MEDIEVAL NECROPOLIS OF BOLJUNI
Necropolis with 274 stećci, 90 of them decorated, part of the country's 22 medieval necropolises listed as Unesco World Heritage sites.
This site (Nekropola Stećaka Boljuni) is among the twenty-two medieval necropolises in the country listed as a UNESCO World Heritage Site in 2016. To get there, follow the M17.3 road towards Neum for 9 km, then turn right towards Bjelojevići. The site is located on the left. It houses 274 stećci, 90 of which are decorated with a wide variety of motifs: hunting scenes, swords, fleur-de-lis and roses, spirals and rosettes, heraldic symbols (crescent and dots), kolo (circle dance), etc. Some are very rare: woman holding a child in her arms, lion, mythological animals (dragon...), clan chief riding a deer. Boljuni was the main center of artistic production of stećci between the mid-14th and early 16th centuries. About twenty stećci are signed by master sculptors, including Grubač, active in the years 1440-1460, and considered the best artist in this field. Also included is the name of his disciple, Semorad.

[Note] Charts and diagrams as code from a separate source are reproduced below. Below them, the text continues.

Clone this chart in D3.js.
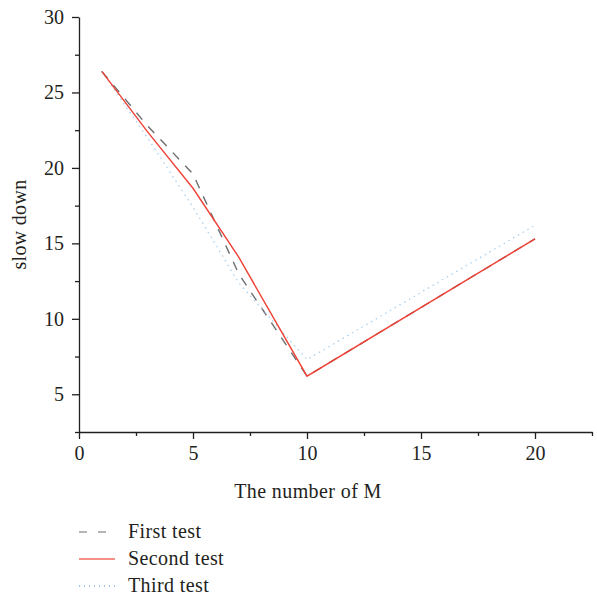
<!DOCTYPE html>
<html>
<head>
<meta charset="utf-8">
<script src="https://cdn.jsdelivr.net/npm/d3@7"></script>
<style>
  body { margin: 0; background: #fff; }
  svg text { font-family: "Liberation Serif", "DejaVu Serif", serif; fill: #231f20; }
</style>
</head>
<body>
<svg id="chart" width="597" height="599"></svg>
<script>
let xValues = [1, 3, 5, 7, 10, 20];
let firstTest = [26.4, 22.8, 19.6, 13.0, 6.2, 15.3];
let secondTest = [26.4, 22.4, 18.65, 14.1, 6.2, 15.3];
let thirdTest = [26.4, 22.0, 17.4, 12.4, 7.3, 16.2];
let seriesNames = ["First test", "Second test", "Third test"];
let xTicks = [0, 5, 10, 15, 20];
let yTicks = [5, 10, 15, 20, 25, 30];

let margin = {left: 79, top: 17, right: 5, bottom: 167};
let width = 597, height = 599;

let svg = d3.select("#chart");

let x = d3.scaleLinear().domain([0, 22.5]).range([margin.left, width - margin.right]);
let y = d3.scaleLinear().domain([2.5, 30]).range([height - margin.bottom, margin.top]);

let minorX = d3.range(2.5, 22.6, 5);
let minorY = d3.range(2.5, 30, 5);

// minor ticks first
svg.append("g")
    .attr("transform", "translate(0," + y.range()[0] + ")")
    .call(d3.axisBottom(x).tickValues(minorX).tickSize(4).tickSizeOuter(0).tickFormat(""))
    .call(g => g.select(".domain").remove());
svg.append("g")
    .attr("transform", "translate(" + x.range()[0] + ",0)")
    .call(d3.axisLeft(y).tickValues(minorY).tickSize(4).tickSizeOuter(0).tickFormat(""))
    .call(g => g.select(".domain").remove());

let xAxis = svg.append("g")
    .attr("transform", "translate(0," + y.range()[0] + ")")
    .call(d3.axisBottom(x).tickValues(xTicks).tickSize(7).tickSizeOuter(0).tickPadding(7));
let yAxis = svg.append("g")
    .attr("transform", "translate(" + x.range()[0] + ",0)")
    .call(d3.axisLeft(y).tickValues(yTicks).tickSize(7).tickSizeOuter(0).tickPadding(8));

svg.selectAll(".domain, .tick line").attr("stroke", "#231f20").attr("stroke-width", 1.3);
xAxis.selectAll("text").style("font-size", "20px").style("font-family", "Liberation Serif");
yAxis.selectAll("text").style("font-size", "20px").style("font-family", "Liberation Serif");

svg.append("text")
    .attr("x", 308)
    .attr("y", 498)
    .attr("text-anchor", "middle")
    .style("font-size", "20px")
    .style("letter-spacing", "0.4px")
    .text("The number of M");

svg.append("text")
    .attr("transform", "translate(26," + (y.range()[0] + y.range()[1]) / 2 + ") rotate(-90)")
    .attr("text-anchor", "middle")
    .style("font-size", "20px")
    .style("letter-spacing", "0.3px")
    .text("slow down");

let line = d3.line()
    .x((d, i) => x(xValues[i]))
    .y(d => y(d));

let styles = [
    {data: firstTest, color: "#6d6e71", dash: "9,9", width: 1.4},
    {data: thirdTest, color: "#a9d1f0", dash: "1.5,4", width: 1.3},
    {data: secondTest, color: "#ef4136", dash: null, width: 1.4}
];

styles.forEach(s => {
    svg.append("path")
        .attr("d", line(s.data))
        .attr("fill", "none")
        .attr("stroke", s.color)
        .attr("stroke-width", s.width)
        .attr("stroke-dasharray", s.dash);
});

let legendStyles = [
    {color: "#6d6e71", dash: "8,11", width: 1.2},
    {color: "#f26b61", dash: null, width: 1.6},
    {color: "#4a84cf", dash: "1,4", width: 1.2}
];
let legend = svg.selectAll(".legend")
    .data(seriesNames)
    .enter()
    .append("g")
    .attr("transform", (d, i) => "translate(79," + (532 + i * 27) + ")");
legend.append("line")
    .attr("x1", 0).attr("x2", 36)
    .attr("stroke", (d, i) => legendStyles[i].color)
    .attr("stroke-width", (d, i) => legendStyles[i].width)
    .attr("stroke-dasharray", (d, i) => legendStyles[i].dash);
legend.append("text")
    .attr("x", 49)
    .attr("y", 6)
    .style("font-size", "20px")
    .style("letter-spacing", "0.4px")
    .text(d => d);
</script>
</body>
</html>
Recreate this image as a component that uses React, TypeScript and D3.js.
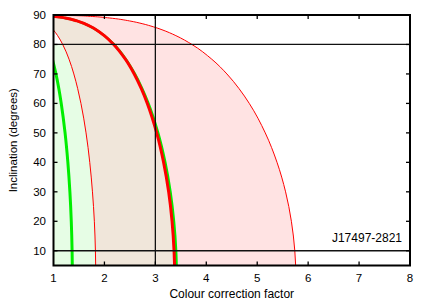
import React, { useRef, useEffect } from 'react';
import * as d3 from 'd3';

// inclination (degrees) sampled along each curve
const inclination = [5, 10, 20, 30, 40, 50, 60, 65, 70, 75, 80, 83, 85, 86, 87, 88, 89, 89.5, 89.8, 90];

// colour correction factor at the inclinations above
const redOuter = [5.755, 5.738, 5.671, 5.557, 5.389, 5.158, 4.844, 4.644, 4.405, 4.108, 3.718, 3.403, 3.13, 2.96, 2.755, 2.49, 2.094, 1.761, 1.4, 0];
const redMain = [3.377, 3.367, 3.328, 3.261, 3.162, 3.026, 2.842, 2.725, 2.585, 2.411, 2.182, 1.997, 1.837, 1.737, 1.617, 1.461, 1.229, 1.033, 0.822, 0];
const greenOuter = [3.417, 3.407, 3.366, 3.297, 3.195, 3.055, 2.865, 2.743, 2.598, 2.42, 2.188, 2.0, 1.837, 1.737, 1.617, 1.461, 1.229, 1.033, 0.822, 0];
const redInner = [1.828, 1.823, 1.802, 1.765, 1.712, 1.639, 1.539, 1.475, 1.399, 1.305, 1.181, 1.081, 0.994, 0.94, 0.875, 0.791, 0.665, 0.559, 0.445, 0];
const greenInner = [1.369, 1.365, 1.349, 1.322, 1.282, 1.227, 1.152, 1.105, 1.048, 0.977, 0.884, 0.809, 0.744, 0.7, 0.65, 0.59, 0.5, 0.42, 0.33, 0];

const xTicks = [1, 2, 3, 4, 5, 6, 7, 8];
const yTicks = [10, 20, 30, 40, 50, 60, 70, 80, 90];
const vLines = [3];
const hLines = [80, 10];
const sourceName = 'J17497-2821';

type Pt = [number, number]; // [factor, inclination]

const width = 431;
const height = 302;
const margin = { left: 53.5, right: 21, top: 15, bottom: 36.5 };
const FONT = '"Liberation Sans", Arial, Helvetica, sans-serif';

export default function App() {
  const ref = useRef<SVGSVGElement | null>(null);

  useEffect(() => {
    if (!ref.current) return;
    const svg = d3.select(ref.current);
    svg.selectAll('*').remove();

    const x = d3.scaleLinear().domain([1, 8]).range([margin.left, width - margin.right]);
    const y = d3.scaleLinear().domain([5, 90]).range([height - margin.bottom, margin.top]);

    const curve = (vals: number[]): Pt[] => vals.map((f, i) => [f, inclination[i]] as Pt);

    const line = d3.line<Pt>()
      .x(d => x(d[0]))
      .y(d => y(d[1]))
      .curve(d3.curveMonotoneY);
    const poly = d3.line<Pt>().x(d => x(d[0])).y(d => y(d[1]));

    const defs = svg.append('defs');
    defs.append('clipPath').attr('id', 'plot-clip')
      .append('rect')
      .attr('x', x(1)).attr('y', y(90))
      .attr('width', x(8) - x(1)).attr('height', y(5) - y(90));

    // pink band between the thin red curves
    const pinkPts: Pt[] = [...curve(redInner), ...curve(redOuter).reverse()];
    defs.append('clipPath').attr('id', 'pink-clip')
      .append('path').attr('d', poly(pinkPts));

    // green band: left edge at factor 1, notch where the inner red curve passes 80-85 deg
    const notch = curve(redInner).filter(d => d[1] >= 80 && d[1] <= 85);
    const greenPts: Pt[] = [
      [0.5, 5], [0.5, 80], ...notch, [0.5, 85], [0.5, 90],
      ...curve(greenOuter).reverse(),
    ];

    const g = svg.append('g').attr('clip-path', 'url(#plot-clip)');

    g.append('path').attr('d', poly(pinkPts)).attr('fill', '#ffe3e3');
    g.append('path').attr('d', poly(greenPts)).attr('fill', '#e6fde5');
    g.append('g').attr('clip-path', 'url(#pink-clip)')
      .append('path').attr('d', poly(greenPts)).attr('fill', '#f0e6da');

    g.append('path').datum(curve(redOuter)).attr('d', line)
      .attr('fill', 'none').attr('stroke', '#ff0000').attr('stroke-width', 1);
    g.append('path').datum(curve(redInner)).attr('d', line)
      .attr('fill', 'none').attr('stroke', '#ff0000').attr('stroke-width', 1);
    g.append('path').datum(curve(greenInner)).attr('d', line)
      .attr('fill', 'none').attr('stroke', '#00ee00').attr('stroke-width', 3);
    g.append('path').datum(curve(greenOuter)).attr('d', line)
      .attr('fill', 'none').attr('stroke', '#00ee00').attr('stroke-width', 2.5);
    g.append('path').datum(curve(redMain)).attr('d', line)
      .attr('fill', 'none').attr('stroke', '#ff0000').attr('stroke-width', 3);

    // reference lines
    vLines.forEach(v => {
      svg.append('line')
        .attr('x1', x(v)).attr('x2', x(v)).attr('y1', y(90)).attr('y2', y(5))
        .attr('stroke', '#111').attr('stroke-width', 1.3);
    });
    hLines.forEach(h => {
      svg.append('line')
        .attr('x1', x(1)).attr('x2', x(8)).attr('y1', y(h)).attr('y2', y(h))
        .attr('stroke', '#111').attr('stroke-width', 1.3);
    });

    // inward ticks on all sides
    const tl = 4;
    xTicks.slice(1, -1).forEach(t => {
      svg.append('line').attr('x1', x(t)).attr('x2', x(t)).attr('y1', y(5)).attr('y2', y(5) - tl)
        .attr('stroke', '#000').attr('stroke-width', 1.3);
      svg.append('line').attr('x1', x(t)).attr('x2', x(t)).attr('y1', y(90)).attr('y2', y(90) + tl)
        .attr('stroke', '#000').attr('stroke-width', 1.3);
    });
    yTicks.forEach(t => {
      svg.append('line').attr('x1', x(1)).attr('x2', x(1) + tl).attr('y1', y(t)).attr('y2', y(t))
        .attr('stroke', '#000').attr('stroke-width', 1.3);
      svg.append('line').attr('x1', x(8)).attr('x2', x(8) - tl).attr('y1', y(t)).attr('y2', y(t))
        .attr('stroke', '#000').attr('stroke-width', 1.3);
    });

    // frame
    svg.append('rect')
      .attr('x', x(1)).attr('y', y(90))
      .attr('width', x(8) - x(1)).attr('height', y(5) - y(90))
      .attr('fill', 'none').attr('stroke', '#000').attr('stroke-width', 2);

    // tick labels
    svg.append('g').selectAll('text').data(xTicks).join('text')
      .attr('x', d => x(d)).attr('y', y(5) + 16)
      .attr('text-anchor', 'middle')
      .attr('font-family', FONT).attr('font-size', 11.5).attr('fill', '#000')
      .text(d => d);
    svg.append('g').selectAll('text').data(yTicks).join('text')
      .attr('x', x(1) - 7.5).attr('y', d => y(d))
      .attr('dy', '0.35em')
      .attr('text-anchor', 'end')
      .attr('font-family', FONT).attr('font-size', 11.5).attr('fill', '#000')
      .text(d => d);

    // axis titles
    svg.append('text')
      .attr('x', (x(1) + x(8)) / 2).attr('y', height - 4)
      .attr('text-anchor', 'middle')
      .attr('font-family', FONT).attr('font-size', 12).attr('fill', '#000')
      .text('Colour correction factor');
    svg.append('text')
      .attr('transform', `translate(17,${(y(5) + y(90)) / 2}) rotate(-90)`)
      .attr('text-anchor', 'middle')
      .attr('font-family', FONT).attr('font-size', 11.5).attr('fill', '#000')
      .text('Inclination (degrees)');

    // source label
    svg.append('text')
      .attr('x', x(8) - 8).attr('y', y(10) - 9)
      .attr('text-anchor', 'end')
      .attr('font-family', FONT).attr('font-size', 12).attr('fill', '#000')
      .text(sourceName);
  }, []);

  return (
    <svg
      ref={ref}
      width={width}
      height={height}
      style={{ position: 'absolute', left: 0, top: 0, background: '#fff' }}
    />
  );
}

Necropolis of the elite. The site is distinguished by its high concentration of burials belonging to a local elite composed of Bosnian nobles and wealthy Aromanian shepherds and merchants (Latin people of the Balkans) trading with Ragusa (Dubrovnik). The cost of making the bas-reliefs was in addition to the cost of cutting the stone, and only the wealthiest families could afford such an expense. On the best decorated tombs are the names of the deceased written in the Bosančica alphabet. There are, for example, Bogavac Tarah Boljunović, a shepherd, who died before 1477, Radić Vladisalić, a member of the court of the king of Bosnia, or, again, the lords Herak and Radoslav Heraković, ancestors of the Petrović-Njegoš, the royal family of Montenegro. The most famous person buried here is Vlatko Vuković (died 1392), Duke of Herzegovina and Grand Duke of Bosnia. It was he who led the Bosnian detachment in the great battle of Kosovo Polje (near Pristina, in Kosovo) which saw the victory of the Ottomans, on June 15, 1389. About twenty meters from the necropolis, there is a neveš, a round and splayed dry stone well typical of the Stolac region. Used until the 1960s, it is reminiscent of the lavognes of the Larzac plateaus. Two old limestone quarries are also located nearby, one 200 m to the east, the other 200 m to the west. This is probably where the stones used to make the stećci come from.